Problem to work on: Gather up the lines that contain "picture".

Listing:

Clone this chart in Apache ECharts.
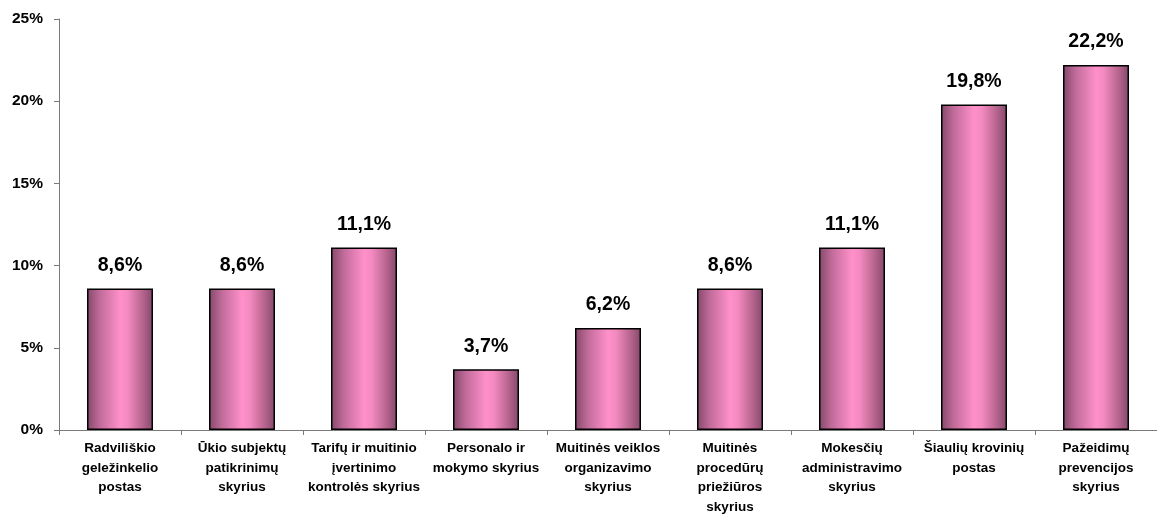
--
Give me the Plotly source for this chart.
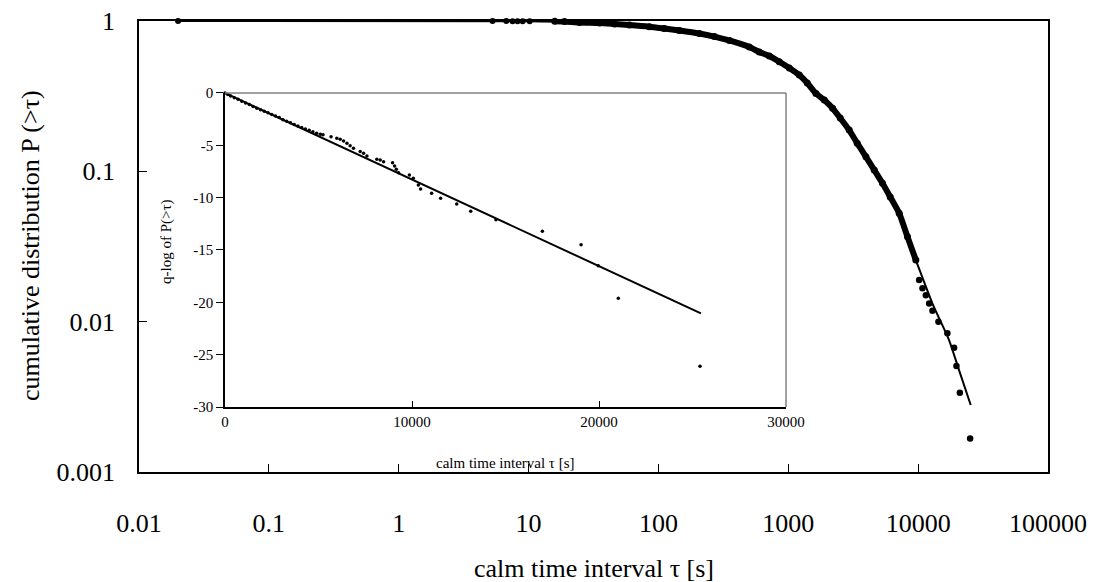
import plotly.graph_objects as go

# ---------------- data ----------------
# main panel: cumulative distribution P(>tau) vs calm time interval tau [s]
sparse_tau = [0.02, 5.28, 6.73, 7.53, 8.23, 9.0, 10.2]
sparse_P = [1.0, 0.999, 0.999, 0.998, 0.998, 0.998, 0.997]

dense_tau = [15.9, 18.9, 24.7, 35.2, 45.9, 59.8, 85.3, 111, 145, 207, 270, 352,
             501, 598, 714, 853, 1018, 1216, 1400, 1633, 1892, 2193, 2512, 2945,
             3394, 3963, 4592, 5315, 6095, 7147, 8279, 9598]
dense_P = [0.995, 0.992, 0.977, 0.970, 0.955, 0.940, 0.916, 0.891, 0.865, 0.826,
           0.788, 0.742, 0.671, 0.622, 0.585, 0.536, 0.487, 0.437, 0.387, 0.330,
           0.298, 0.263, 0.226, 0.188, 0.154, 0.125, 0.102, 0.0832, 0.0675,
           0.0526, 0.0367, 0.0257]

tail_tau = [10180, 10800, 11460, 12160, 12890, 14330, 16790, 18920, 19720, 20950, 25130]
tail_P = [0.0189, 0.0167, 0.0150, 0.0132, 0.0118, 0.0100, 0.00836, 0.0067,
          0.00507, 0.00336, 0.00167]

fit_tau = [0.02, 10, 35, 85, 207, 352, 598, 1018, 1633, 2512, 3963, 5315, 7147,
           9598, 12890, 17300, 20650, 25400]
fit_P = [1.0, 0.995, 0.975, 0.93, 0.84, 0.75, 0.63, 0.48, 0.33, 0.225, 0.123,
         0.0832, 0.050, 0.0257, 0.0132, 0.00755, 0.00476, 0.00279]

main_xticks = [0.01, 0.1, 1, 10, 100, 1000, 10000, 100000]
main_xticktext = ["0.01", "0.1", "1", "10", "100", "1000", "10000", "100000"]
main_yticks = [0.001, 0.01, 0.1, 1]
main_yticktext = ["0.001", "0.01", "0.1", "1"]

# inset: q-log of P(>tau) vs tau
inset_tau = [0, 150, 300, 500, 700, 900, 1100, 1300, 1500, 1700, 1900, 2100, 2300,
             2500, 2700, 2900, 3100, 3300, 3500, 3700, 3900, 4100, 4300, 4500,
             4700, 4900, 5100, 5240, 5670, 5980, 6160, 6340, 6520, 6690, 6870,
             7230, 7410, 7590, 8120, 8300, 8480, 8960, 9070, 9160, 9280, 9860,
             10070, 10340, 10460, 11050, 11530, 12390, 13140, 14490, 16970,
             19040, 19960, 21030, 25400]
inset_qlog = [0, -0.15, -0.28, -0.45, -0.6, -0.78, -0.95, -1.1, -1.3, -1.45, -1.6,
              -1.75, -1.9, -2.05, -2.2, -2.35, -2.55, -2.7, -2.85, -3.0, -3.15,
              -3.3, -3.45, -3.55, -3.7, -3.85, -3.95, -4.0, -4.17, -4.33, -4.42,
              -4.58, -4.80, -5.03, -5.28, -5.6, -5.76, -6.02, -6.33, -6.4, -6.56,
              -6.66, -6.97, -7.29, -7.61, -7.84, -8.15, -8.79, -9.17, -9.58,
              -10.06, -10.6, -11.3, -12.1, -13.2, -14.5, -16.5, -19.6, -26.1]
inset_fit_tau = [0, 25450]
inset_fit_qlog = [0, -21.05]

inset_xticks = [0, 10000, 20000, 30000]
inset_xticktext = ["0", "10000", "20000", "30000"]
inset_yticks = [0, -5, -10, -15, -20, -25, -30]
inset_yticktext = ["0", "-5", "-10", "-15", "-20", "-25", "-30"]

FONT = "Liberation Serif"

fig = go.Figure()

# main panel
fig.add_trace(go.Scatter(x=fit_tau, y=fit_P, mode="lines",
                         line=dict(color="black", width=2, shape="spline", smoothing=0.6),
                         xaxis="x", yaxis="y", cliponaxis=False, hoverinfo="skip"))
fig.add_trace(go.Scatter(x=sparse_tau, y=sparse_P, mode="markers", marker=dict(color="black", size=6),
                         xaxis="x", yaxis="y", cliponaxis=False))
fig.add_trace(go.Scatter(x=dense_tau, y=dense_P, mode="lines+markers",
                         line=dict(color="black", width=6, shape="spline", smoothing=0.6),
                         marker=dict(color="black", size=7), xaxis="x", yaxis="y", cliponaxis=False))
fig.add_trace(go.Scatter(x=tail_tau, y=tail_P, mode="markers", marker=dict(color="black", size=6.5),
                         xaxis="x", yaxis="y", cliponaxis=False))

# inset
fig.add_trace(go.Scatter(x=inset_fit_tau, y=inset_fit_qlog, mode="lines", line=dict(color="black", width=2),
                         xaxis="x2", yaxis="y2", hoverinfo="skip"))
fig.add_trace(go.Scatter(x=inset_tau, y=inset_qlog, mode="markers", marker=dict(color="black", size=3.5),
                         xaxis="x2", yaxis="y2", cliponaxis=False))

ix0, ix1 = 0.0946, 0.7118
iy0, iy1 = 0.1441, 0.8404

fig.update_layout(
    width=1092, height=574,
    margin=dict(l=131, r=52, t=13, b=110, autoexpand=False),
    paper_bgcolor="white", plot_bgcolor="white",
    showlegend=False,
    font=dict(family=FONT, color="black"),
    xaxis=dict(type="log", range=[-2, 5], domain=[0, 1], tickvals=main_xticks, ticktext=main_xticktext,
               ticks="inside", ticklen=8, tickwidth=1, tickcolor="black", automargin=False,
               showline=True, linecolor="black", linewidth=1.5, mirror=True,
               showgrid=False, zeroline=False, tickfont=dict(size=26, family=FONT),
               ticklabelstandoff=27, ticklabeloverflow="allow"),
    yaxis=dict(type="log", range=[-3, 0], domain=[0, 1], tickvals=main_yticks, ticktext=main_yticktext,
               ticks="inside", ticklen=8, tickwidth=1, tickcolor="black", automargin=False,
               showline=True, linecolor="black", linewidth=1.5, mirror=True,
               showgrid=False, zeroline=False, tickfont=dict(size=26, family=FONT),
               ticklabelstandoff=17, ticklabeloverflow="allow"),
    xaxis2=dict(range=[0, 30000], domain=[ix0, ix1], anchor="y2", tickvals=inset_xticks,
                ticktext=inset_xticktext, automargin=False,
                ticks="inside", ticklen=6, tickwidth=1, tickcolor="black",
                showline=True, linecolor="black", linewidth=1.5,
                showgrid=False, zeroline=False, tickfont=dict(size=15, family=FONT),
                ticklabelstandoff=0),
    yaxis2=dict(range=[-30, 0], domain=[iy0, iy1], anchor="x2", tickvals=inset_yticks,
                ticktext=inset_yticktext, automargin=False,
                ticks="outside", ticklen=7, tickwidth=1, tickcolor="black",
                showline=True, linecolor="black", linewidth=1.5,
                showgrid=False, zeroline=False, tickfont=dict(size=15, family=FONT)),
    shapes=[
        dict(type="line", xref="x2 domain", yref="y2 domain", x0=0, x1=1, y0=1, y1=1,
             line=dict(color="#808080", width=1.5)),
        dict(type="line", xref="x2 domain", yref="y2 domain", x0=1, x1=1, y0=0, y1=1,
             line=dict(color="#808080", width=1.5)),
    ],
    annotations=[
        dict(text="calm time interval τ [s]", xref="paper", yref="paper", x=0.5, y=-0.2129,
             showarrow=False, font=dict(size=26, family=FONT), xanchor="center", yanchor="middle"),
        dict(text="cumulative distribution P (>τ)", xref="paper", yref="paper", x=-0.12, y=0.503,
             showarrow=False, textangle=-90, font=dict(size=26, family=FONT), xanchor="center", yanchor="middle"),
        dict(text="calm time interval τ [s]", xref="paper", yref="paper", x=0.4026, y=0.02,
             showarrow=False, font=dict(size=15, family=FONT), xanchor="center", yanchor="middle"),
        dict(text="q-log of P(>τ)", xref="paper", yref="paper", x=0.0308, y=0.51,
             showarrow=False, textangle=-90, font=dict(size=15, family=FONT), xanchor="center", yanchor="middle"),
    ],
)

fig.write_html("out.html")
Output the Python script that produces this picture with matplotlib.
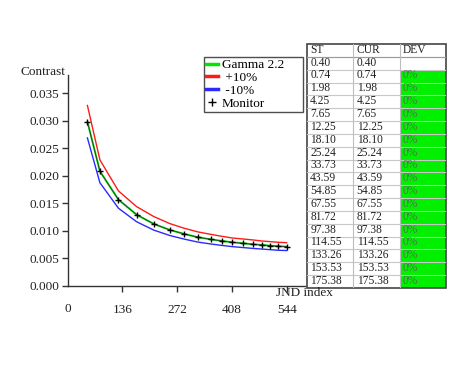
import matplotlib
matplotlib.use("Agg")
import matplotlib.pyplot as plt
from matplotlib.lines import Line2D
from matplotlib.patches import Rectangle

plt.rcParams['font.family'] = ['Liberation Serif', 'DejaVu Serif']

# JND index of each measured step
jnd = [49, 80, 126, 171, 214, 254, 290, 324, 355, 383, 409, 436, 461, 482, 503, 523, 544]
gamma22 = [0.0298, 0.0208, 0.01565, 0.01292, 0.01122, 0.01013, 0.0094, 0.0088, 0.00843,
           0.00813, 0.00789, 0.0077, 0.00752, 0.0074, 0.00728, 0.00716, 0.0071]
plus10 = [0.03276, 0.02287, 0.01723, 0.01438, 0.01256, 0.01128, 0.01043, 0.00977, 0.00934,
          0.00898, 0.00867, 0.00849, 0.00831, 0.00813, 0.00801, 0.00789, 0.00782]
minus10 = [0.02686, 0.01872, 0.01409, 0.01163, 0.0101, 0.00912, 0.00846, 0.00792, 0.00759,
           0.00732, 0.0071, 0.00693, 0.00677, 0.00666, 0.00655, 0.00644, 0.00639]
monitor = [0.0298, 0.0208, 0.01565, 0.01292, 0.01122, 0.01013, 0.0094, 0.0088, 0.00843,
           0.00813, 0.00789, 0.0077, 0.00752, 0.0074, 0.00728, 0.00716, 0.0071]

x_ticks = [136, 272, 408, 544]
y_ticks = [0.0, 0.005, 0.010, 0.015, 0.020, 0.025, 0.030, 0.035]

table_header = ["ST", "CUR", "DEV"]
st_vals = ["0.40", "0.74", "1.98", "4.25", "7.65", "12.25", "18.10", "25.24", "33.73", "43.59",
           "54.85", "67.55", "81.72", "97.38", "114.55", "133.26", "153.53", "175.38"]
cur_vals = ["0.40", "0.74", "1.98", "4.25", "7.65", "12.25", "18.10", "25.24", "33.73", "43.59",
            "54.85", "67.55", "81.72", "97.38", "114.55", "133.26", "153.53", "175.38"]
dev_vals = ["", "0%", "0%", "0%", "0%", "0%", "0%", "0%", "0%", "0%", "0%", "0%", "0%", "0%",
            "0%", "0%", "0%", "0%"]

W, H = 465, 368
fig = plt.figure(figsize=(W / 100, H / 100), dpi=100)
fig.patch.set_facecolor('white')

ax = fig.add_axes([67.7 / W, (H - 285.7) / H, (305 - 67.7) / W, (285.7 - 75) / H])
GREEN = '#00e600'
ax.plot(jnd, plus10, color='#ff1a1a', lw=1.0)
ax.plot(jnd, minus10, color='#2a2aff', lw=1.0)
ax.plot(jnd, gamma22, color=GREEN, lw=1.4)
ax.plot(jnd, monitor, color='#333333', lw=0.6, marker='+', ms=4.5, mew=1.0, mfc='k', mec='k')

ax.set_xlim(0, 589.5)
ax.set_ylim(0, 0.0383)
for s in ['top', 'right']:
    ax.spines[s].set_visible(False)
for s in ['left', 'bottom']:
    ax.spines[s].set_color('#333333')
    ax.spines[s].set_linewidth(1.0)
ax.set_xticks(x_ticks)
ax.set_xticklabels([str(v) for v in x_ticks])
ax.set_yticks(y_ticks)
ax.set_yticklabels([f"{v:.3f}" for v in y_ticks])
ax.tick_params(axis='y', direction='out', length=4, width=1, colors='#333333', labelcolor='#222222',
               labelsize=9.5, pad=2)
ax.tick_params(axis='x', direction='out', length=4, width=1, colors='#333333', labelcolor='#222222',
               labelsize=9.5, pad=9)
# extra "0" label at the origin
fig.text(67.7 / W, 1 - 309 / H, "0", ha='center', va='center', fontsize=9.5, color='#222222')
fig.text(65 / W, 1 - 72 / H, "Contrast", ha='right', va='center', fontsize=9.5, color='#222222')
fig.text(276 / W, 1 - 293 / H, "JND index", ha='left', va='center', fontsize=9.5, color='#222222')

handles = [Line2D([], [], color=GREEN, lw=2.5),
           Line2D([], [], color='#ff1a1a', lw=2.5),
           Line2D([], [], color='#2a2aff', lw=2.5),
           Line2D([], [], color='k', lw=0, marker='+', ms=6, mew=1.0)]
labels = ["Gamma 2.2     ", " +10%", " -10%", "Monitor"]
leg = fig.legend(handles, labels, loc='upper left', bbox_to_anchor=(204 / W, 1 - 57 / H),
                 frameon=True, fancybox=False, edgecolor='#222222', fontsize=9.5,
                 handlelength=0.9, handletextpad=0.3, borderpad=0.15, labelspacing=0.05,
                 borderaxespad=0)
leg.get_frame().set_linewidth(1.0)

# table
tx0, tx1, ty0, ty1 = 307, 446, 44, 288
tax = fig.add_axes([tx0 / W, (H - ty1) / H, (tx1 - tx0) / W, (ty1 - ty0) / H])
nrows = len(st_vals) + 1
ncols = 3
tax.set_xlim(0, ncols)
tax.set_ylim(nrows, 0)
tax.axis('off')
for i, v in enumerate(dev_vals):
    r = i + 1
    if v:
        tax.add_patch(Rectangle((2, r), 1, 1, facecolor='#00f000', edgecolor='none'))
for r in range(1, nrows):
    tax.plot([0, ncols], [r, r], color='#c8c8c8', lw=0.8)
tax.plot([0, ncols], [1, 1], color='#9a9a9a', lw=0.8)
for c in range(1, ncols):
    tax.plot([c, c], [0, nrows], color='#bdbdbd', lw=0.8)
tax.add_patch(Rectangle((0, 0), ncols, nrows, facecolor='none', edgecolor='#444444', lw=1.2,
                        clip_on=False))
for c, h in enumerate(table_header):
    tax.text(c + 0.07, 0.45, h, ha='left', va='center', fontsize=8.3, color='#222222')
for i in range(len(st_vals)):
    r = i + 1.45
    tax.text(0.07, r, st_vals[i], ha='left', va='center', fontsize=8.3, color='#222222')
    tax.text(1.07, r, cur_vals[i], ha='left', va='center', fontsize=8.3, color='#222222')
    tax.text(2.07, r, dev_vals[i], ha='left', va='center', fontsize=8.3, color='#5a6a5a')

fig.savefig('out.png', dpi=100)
==
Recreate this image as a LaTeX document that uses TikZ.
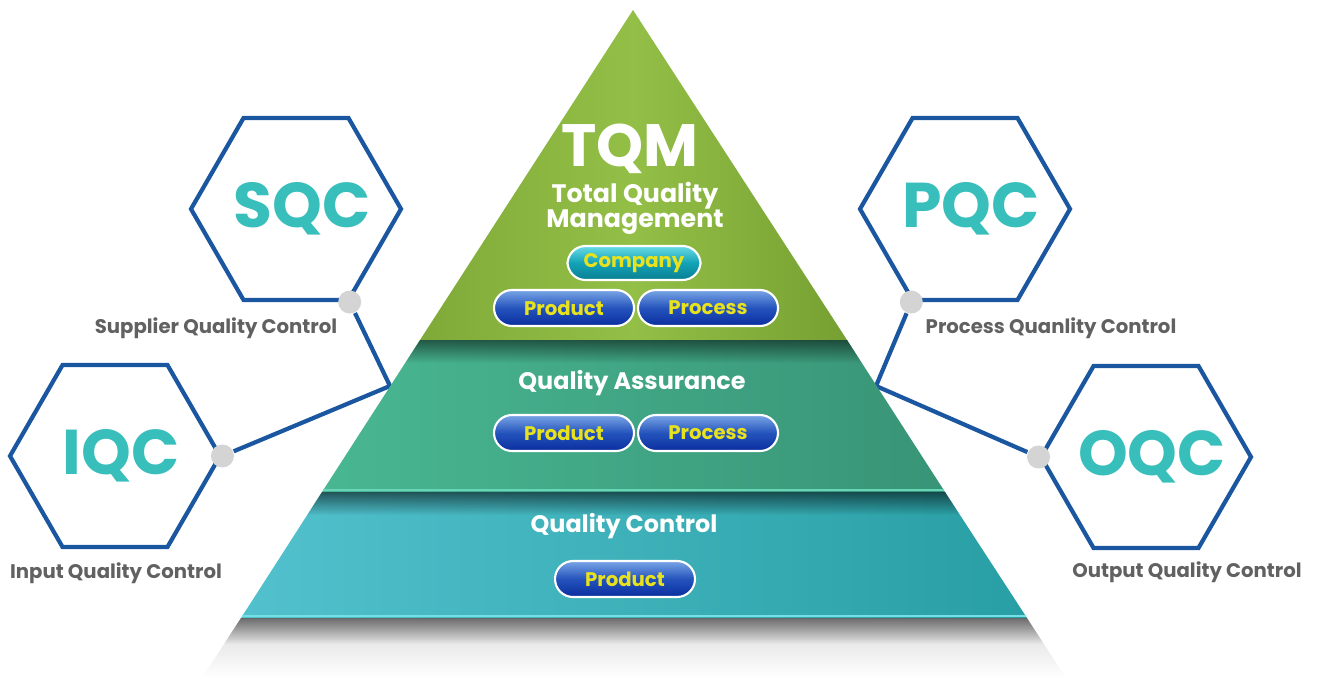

Task result:
Output the Python script that produces this picture with matplotlib.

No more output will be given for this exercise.